Sunday 23 April 2017

New Dawn At Work For Arthouse Artists

By Tajudeen Sowole
 A reassessment of the urban environment, within the context of social and economic value, was the focus when Tyna Adebowale, Jelili Atiku, Dipo Doherty and Olumide Onadipe emerged from a group residency programme. The four artists are the first, as group beneficiaries of Arthouse Foundation Residency, which started two years ago with U.S-based artist, Victor Ekpuk.
 
Installation titled Conversation With Self by Olumide Onadipe

Supported by Kia Motors and Absolut, proceeds from the residency were shown as a group exhibition titled At Work, inside Kia Showroom, Victoria Island, Lagos.
  A few days after the exhibition's formal opening, a visit revealed how the group of artists strengthened the emerging energy of contemporary art in Lagos. Mounted on the floor, almost
immediately inside the Kia Showroom-converted space, is a two-piece sculpture of dramatised rendition by Onadipe. From his leaf-style painting on canvas, the artist seems to have used the residency in leaping into another form of sculptural texture.
  Titled Conversation With Self and dated 2016, the mixed media of cellophane bags speak to whoever is in the mirror, particularly in generating dialogue about the environment.

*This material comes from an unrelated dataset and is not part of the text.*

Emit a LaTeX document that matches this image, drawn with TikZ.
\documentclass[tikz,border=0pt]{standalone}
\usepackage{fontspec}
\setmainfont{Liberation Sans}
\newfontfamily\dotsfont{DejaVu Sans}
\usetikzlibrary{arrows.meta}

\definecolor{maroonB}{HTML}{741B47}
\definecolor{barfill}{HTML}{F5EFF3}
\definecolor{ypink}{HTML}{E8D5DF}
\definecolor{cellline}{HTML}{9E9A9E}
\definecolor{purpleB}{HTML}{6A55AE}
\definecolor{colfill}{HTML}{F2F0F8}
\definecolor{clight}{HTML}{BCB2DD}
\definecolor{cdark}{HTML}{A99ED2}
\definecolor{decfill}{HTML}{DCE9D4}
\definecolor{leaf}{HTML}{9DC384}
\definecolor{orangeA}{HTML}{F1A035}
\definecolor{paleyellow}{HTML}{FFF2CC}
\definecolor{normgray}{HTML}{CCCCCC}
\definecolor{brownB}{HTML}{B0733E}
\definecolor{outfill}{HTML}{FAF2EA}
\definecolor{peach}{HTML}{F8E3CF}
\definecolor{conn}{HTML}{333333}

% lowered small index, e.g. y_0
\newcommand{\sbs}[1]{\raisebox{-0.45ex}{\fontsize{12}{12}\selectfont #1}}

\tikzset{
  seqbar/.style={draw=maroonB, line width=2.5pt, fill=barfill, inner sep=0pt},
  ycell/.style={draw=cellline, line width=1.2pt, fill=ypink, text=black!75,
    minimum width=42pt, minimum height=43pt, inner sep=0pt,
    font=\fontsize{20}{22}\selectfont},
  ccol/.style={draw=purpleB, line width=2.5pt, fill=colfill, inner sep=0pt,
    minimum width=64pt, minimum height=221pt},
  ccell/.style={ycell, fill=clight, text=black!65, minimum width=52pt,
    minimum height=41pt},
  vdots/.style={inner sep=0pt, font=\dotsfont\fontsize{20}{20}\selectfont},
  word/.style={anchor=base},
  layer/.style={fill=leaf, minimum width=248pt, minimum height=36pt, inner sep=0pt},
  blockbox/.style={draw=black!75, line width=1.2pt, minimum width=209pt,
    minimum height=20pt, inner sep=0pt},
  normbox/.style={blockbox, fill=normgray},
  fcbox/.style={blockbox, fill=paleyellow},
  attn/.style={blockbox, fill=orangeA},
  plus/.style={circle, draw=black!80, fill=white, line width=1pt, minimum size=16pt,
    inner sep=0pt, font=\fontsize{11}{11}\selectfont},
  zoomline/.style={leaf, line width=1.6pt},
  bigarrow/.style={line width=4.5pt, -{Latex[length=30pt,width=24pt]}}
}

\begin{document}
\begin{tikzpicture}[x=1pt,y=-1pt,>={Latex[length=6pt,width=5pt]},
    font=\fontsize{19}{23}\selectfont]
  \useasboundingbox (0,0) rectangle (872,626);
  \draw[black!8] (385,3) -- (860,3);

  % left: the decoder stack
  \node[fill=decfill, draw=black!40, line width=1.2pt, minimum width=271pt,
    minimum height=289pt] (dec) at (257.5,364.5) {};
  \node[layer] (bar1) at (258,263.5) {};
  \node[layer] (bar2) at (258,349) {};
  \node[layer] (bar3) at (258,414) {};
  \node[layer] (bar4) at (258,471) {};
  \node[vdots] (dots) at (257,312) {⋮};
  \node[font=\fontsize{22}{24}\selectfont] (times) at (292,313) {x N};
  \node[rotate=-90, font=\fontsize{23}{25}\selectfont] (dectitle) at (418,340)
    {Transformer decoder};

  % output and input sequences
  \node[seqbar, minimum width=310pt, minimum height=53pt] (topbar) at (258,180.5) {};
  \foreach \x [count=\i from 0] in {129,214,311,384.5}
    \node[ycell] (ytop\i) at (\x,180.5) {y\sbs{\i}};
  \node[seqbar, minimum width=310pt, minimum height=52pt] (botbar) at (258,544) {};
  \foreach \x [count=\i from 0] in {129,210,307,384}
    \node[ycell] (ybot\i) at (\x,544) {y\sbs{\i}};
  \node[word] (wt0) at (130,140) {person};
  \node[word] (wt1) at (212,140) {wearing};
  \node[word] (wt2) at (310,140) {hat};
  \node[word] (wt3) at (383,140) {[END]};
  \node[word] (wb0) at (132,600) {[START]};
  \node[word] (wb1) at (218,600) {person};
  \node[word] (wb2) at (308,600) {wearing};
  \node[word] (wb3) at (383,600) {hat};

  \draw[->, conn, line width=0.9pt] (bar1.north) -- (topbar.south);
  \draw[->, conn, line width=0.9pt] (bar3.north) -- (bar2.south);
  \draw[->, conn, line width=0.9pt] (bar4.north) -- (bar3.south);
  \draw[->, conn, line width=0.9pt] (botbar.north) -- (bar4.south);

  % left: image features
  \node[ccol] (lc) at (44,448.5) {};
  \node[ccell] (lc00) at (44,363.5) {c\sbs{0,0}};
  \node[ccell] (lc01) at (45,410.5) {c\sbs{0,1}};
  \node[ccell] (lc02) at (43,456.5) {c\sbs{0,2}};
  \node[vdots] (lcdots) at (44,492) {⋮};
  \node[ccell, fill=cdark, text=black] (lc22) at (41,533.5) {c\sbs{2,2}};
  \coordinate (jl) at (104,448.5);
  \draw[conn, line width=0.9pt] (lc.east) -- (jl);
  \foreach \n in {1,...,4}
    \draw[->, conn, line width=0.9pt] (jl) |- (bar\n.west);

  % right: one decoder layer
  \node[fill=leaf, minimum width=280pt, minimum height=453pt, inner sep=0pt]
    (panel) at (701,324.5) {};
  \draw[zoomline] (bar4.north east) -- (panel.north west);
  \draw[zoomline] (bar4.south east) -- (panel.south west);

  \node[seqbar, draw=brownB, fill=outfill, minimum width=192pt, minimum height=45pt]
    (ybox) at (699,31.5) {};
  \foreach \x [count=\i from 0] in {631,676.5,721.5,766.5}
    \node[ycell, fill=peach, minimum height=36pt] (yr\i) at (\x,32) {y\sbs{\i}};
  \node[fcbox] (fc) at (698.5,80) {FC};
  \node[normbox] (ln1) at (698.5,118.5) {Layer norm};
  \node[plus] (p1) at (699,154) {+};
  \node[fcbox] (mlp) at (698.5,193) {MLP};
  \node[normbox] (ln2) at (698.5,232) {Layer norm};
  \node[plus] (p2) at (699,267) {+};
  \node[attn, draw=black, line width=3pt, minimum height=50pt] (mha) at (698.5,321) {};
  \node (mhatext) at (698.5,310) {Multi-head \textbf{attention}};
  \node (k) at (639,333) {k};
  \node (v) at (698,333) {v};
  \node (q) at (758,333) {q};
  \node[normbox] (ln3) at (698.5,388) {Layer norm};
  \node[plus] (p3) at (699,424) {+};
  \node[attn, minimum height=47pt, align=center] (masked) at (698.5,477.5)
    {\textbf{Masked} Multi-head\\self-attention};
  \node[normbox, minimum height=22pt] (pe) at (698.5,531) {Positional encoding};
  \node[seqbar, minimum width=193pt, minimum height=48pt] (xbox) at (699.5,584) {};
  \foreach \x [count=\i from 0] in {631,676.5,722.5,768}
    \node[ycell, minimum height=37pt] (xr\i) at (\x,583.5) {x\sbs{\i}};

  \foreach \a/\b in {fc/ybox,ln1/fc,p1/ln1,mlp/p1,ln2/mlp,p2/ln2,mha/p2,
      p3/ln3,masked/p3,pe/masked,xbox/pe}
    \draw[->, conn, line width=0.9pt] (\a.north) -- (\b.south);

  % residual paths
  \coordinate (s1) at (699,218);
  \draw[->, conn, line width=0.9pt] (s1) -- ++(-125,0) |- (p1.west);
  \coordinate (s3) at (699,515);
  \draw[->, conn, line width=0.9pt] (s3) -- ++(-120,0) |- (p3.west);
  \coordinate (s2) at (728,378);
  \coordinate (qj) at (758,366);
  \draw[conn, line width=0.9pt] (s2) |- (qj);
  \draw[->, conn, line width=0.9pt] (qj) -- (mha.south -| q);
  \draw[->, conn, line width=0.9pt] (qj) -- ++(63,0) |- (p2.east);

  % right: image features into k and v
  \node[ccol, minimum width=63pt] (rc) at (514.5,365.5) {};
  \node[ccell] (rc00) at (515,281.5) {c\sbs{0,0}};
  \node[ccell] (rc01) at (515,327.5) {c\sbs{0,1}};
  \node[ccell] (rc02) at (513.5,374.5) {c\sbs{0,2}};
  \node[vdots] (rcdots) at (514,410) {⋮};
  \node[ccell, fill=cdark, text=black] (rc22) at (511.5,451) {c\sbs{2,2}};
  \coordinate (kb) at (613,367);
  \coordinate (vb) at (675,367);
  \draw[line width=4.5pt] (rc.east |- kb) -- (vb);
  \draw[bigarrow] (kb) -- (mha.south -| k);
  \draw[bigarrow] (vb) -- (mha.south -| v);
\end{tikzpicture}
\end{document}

And in loud colours of semi-reflective temperature, the figural sculpture and a chair, linked by sprinkling of doting objects on the floor - from the feet of the figure to the chair - suggest a journey that is not too far, but perhaps challenging. It's a depiction of how high demands for certain domestic usage affects the environment.
  "The body of work on display is an experimental series that explores materiality and consumption by recycling and repurposing cellophane, popularly called ‘nylon bags,’ and other materials," says Onadipe.

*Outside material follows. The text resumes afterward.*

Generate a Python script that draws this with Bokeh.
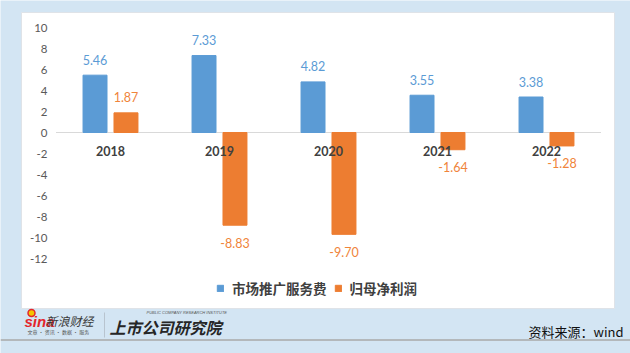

  Adebowale extends her monochromatic canvas, thematically, into the heart of disharmony, mostly noticed in behaviourial patterns of urban dwellers in recent years. One of the 10 paintings highlights, with inscriptions, key words such as 'Hate, Phobia, Religion, Pawn,’ among others. These disturbing words reflect some dangerous trends that divide peoples in recent times, along ethnic and religious lines. Whatever statement Adebowale makes with her brush strokes of patterned female flesh, the artist keeps expanding such in covert feminism.

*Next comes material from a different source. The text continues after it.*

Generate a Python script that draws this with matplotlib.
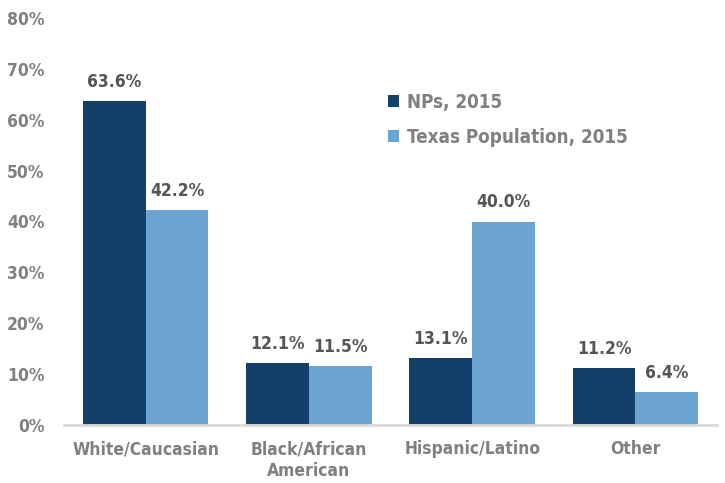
import matplotlib
matplotlib.use("Agg")
import matplotlib.pyplot as plt
import numpy as np

categories = ["White/Caucasian", "Black/African\nAmerican", "Hispanic/Latino", "Other"]
nps_2015 = [63.6, 12.1, 13.1, 11.2]
texas_2015 = [42.2, 11.5, 40.0, 6.4]
series_names = ["NPs, 2015", "Texas Population, 2015"]
yticks = [0, 10, 20, 30, 40, 50, 60, 70, 80]

dark = "#143f6a"
light = "#6ba3d1"
font = {"family": "DejaVu Sans", "stretch": "condensed", "weight": "bold"}

fig = plt.figure(figsize=(7.25, 4.83), dpi=100)
ax = fig.add_axes([64 / 725, 1 - 425 / 483, 653 / 725, (425 - 18) / 483])

x = np.arange(len(categories))
w = 0.384
b1 = ax.bar(x - w / 2, nps_2015, w, color=dark, label=series_names[0])
b2 = ax.bar(x + w / 2, texas_2015, w, color=light, label=series_names[1])

for bars, vals in ((b1, nps_2015), (b2, texas_2015)):
    for r, v in zip(bars, vals):
        ax.text(r.get_x() + r.get_width() / 2, v + 2.0, f"{v:.1f}%", ha="center",
                va="bottom", fontsize=12.5, color="#555555", **font)

ax.set_xlim(-0.5, len(categories) - 0.5)
ax.set_ylim(0, 80)
ax.set_yticks(yticks)
ax.set_yticklabels([f"{t}%" for t in yticks], fontsize=12.5, color="#808080", **font)
ax.set_xticks(x)
ax.set_xticklabels(categories, fontsize=12.5, color="#808080", linespacing=1.3, **font)
ax.tick_params(axis="both", length=0)
ax.tick_params(axis="y", pad=14)
ax.tick_params(axis="x", pad=11)
for s in ["top", "right", "left"]:
    ax.spines[s].set_visible(False)
ax.spines["bottom"].set_color("#d9d9d9")
ax.spines["bottom"].set_linewidth(2)

leg = ax.legend(loc="upper left", bbox_to_anchor=(0.47, 0.858), frameon=False,
                prop={"family": "DejaVu Sans", "stretch": "condensed", "weight": "bold",
                      "size": 13.5},
                handlelength=0.6, handleheight=0.6, handletextpad=0.45, labelspacing=0.85)
for t in leg.get_texts():
    t.set_color("#808080")

fig.savefig("out.png", dpi=100)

  Between surrealism and abstraction, Doherty's brushings and strokes always keep one's thought stranded. For At Work, the artist gets bolder, perhaps, deeper in his intellectual expansionism that often deals with mystic subjects across cultural and social divides.
  However, what looks like a changing texture in his work comes with softened hues in a few of the hangings on walls, at the right side at Kia Motors Showroom. Interestingly, such works appear like processed or negative film edition of his surreal-abstract pieces.
  As a window into activism via performance art, Atiku brings into the At Work group exhibition the richness of outdoor performance. His consistence in focusing on the political elite leaps in a fictional enactment of The People’s Welfare Party (PWP), and touches issue such as “budget padding”, a common phrase in Nigeria's current political trouble waters.
  But for Atiku, activism is incomplete without participatory democracy. Perhaps, a possible real political movement might just emerge from the artist's thoughts, inspired by, or pre the residency.
  Two years ago, Arthouse Foundation started the residency project with U.S-based artist, Ekpuk, who had four months research and production work in Lagos. As the first beneficiary of the Arthouse residency, Ekpuk's activities included Artist Talk and a solo exhibition at the Kia Showroom.
  While describing its activities as not-for-profits, The Arthouse Foundation says the organisation aims to encourage the creative development of contemporary art in Nigeria.
 Excerpts from its mission statement: "Through a residency-based programme, the Foundation provides platform for artists to expand their practice and experiment with new art forms and ideas.
  "By establishing a network that supports cross-cultural exchange between Nigerian and international artists, the Arthouse Foundation embraces contemporary art as an educational model to engage communities, promote social dialogue and advance the critical discourse of artistic practices."
  Last year the foundation moved into a newly renovated building in Ikoyi. The Artist Residency Programme, the organisation says, is at the heart of the Arthouse Foundation’s activities, offering live/work residencies throughout the year in three-month sessions.
  Each resident artist is offered a studio space, mentorship, art materials and logistical support for the creation of a new artistic project.